[Data block]:
_____

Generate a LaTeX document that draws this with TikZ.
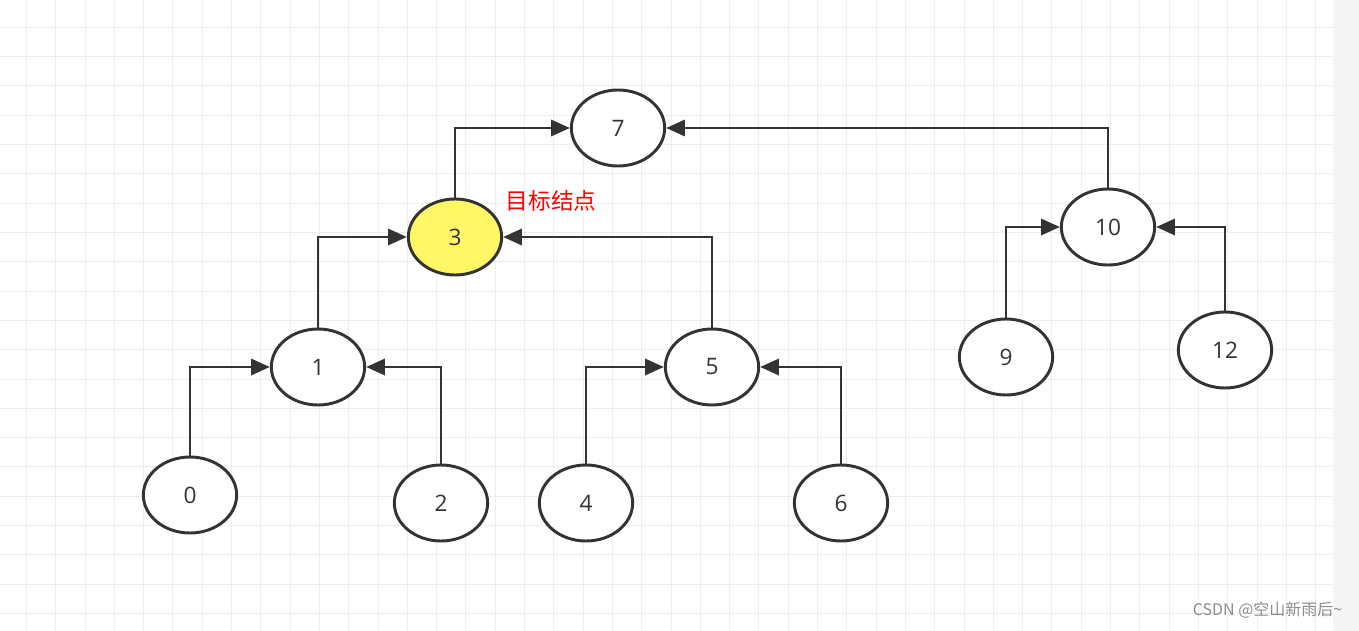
\documentclass[tikz,border=0pt]{standalone}
\usepackage{fontspec}
\setmainfont{Open Sans}
\newfontfamily\cjk{Noto Sans CJK SC}
\usetikzlibrary{arrows.meta,shapes.geometric}
\begin{document}
\begin{tikzpicture}[x=0.75pt,y=-0.75pt,
  nd/.style={ellipse,draw=black!80,line width=2.2pt,fill=white,minimum width=70pt,minimum height=57pt,inner sep=0pt,font=\fontsize{17}{17}\selectfont,text=black!80},
  ar/.style={line width=2.2pt,draw=black!80,-{Triangle[length=14pt,width=12pt]}}]
\useasboundingbox (0,0) rectangle (1359,631);
\fill[white] (0,0) rectangle (1359,631);
\foreach \i in {0,...,46} {\draw[black!7,line width=0.6pt] (\i*29.3-3,0) -- (\i*29.3-3,631);}
\foreach \j in {0,...,22} {\draw[black!7,line width=0.6pt] (0,\j*29.3-2) -- (1333,\j*29.3-2);}
\fill[black!4] (1333,0) rectangle (1359,631);
\node[nd] (n7) at (618,128) {7};
\node[nd,fill=yellow!60] (n3) at (455,237) {3};
\node[nd] (n10) at (1108,227) {10};
\node[nd] (n1) at (318,367) {1};
\node[nd] (n5) at (712,367) {5};
\node[nd] (n9) at (1006,357) {9};
\node[nd] (n12) at (1225,350) {12};
\node[nd] (n0) at (190,495) {0};
\node[nd] (n2) at (441,503) {2};
\node[nd] (n4) at (586,503) {4};
\node[nd] (n6) at (841,503) {6};
\draw[ar] (n3.north) |- (n7.west);
\draw[ar] (n10.north) |- (n7.east);
\draw[ar] (n1.north) |- (n3.west);
\draw[ar] (n5.north) |- (n3.east);
\draw[ar] (n0.north) |- (n1.west);
\draw[ar] (n2.north) |- (n1.east);
\draw[ar] (n4.north) |- (n5.west);
\draw[ar] (n6.north) |- (n5.east);
\draw[ar] (n9.north) |- (n10.west);
\draw[ar] (n12.north) |- (n10.east);
\node[text=red,font=\cjk\fontsize{17}{17}\selectfont] (lbl) at (551,201) {目标结点};
\node[text=black!45,font=\cjk\fontsize{12}{12}\selectfont,anchor=east] (wm) at (1347,610) {CSDN @空山新雨后\textasciitilde};
\end{tikzpicture}
\end{document}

_____

[Instruction]: Go through the material above and print all of it exactly, except the pictures.

[Solved problem]:
Generate a LaTeX document that draws this with TikZ.
\documentclass[tikz,border=0pt]{standalone}
\usepackage{fontspec}
\setmainfont{Open Sans}
\newfontfamily\cjk{Noto Sans CJK SC}
\usetikzlibrary{arrows.meta,shapes.geometric}
\begin{document}
\begin{tikzpicture}[x=0.75pt,y=-0.75pt,
  nd/.style={ellipse,draw=black!80,line width=2.2pt,fill=white,minimum width=70pt,minimum height=57pt,inner sep=0pt,font=\fontsize{17}{17}\selectfont,text=black!80},
  ar/.style={line width=2.2pt,draw=black!80,-{Triangle[length=14pt,width=12pt]}}]
\useasboundingbox (0,0) rectangle (1359,631);
\fill[white] (0,0) rectangle (1359,631);
\foreach \i in {0,...,46} {\draw[black!7,line width=0.6pt] (\i*29.3-3,0) -- (\i*29.3-3,631);}
\foreach \j in {0,...,22} {\draw[black!7,line width=0.6pt] (0,\j*29.3-2) -- (1333,\j*29.3-2);}
\fill[black!4] (1333,0) rectangle (1359,631);
\node[nd] (n7) at (618,128) {7};
\node[nd,fill=yellow!60] (n3) at (455,237) {3};
\node[nd] (n10) at (1108,227) {10};
\node[nd] (n1) at (318,367) {1};
\node[nd] (n5) at (712,367) {5};
\node[nd] (n9) at (1006,357) {9};
\node[nd] (n12) at (1225,350) {12};
\node[nd] (n0) at (190,495) {0};
\node[nd] (n2) at (441,503) {2};
\node[nd] (n4) at (586,503) {4};
\node[nd] (n6) at (841,503) {6};
\draw[ar] (n3.north) |- (n7.west);
\draw[ar] (n10.north) |- (n7.east);
\draw[ar] (n1.north) |- (n3.west);
\draw[ar] (n5.north) |- (n3.east);
\draw[ar] (n0.north) |- (n1.west);
\draw[ar] (n2.north) |- (n1.east);
\draw[ar] (n4.north) |- (n5.west);
\draw[ar] (n6.north) |- (n5.east);
\draw[ar] (n9.north) |- (n10.west);
\draw[ar] (n12.north) |- (n10.east);
\node[text=red,font=\cjk\fontsize{17}{17}\selectfont] (lbl) at (551,201) {目标结点};
\node[text=black!45,font=\cjk\fontsize{12}{12}\selectfont,anchor=east] (wm) at (1347,610) {CSDN @空山新雨后\textasciitilde};
\end{tikzpicture}
\end{document}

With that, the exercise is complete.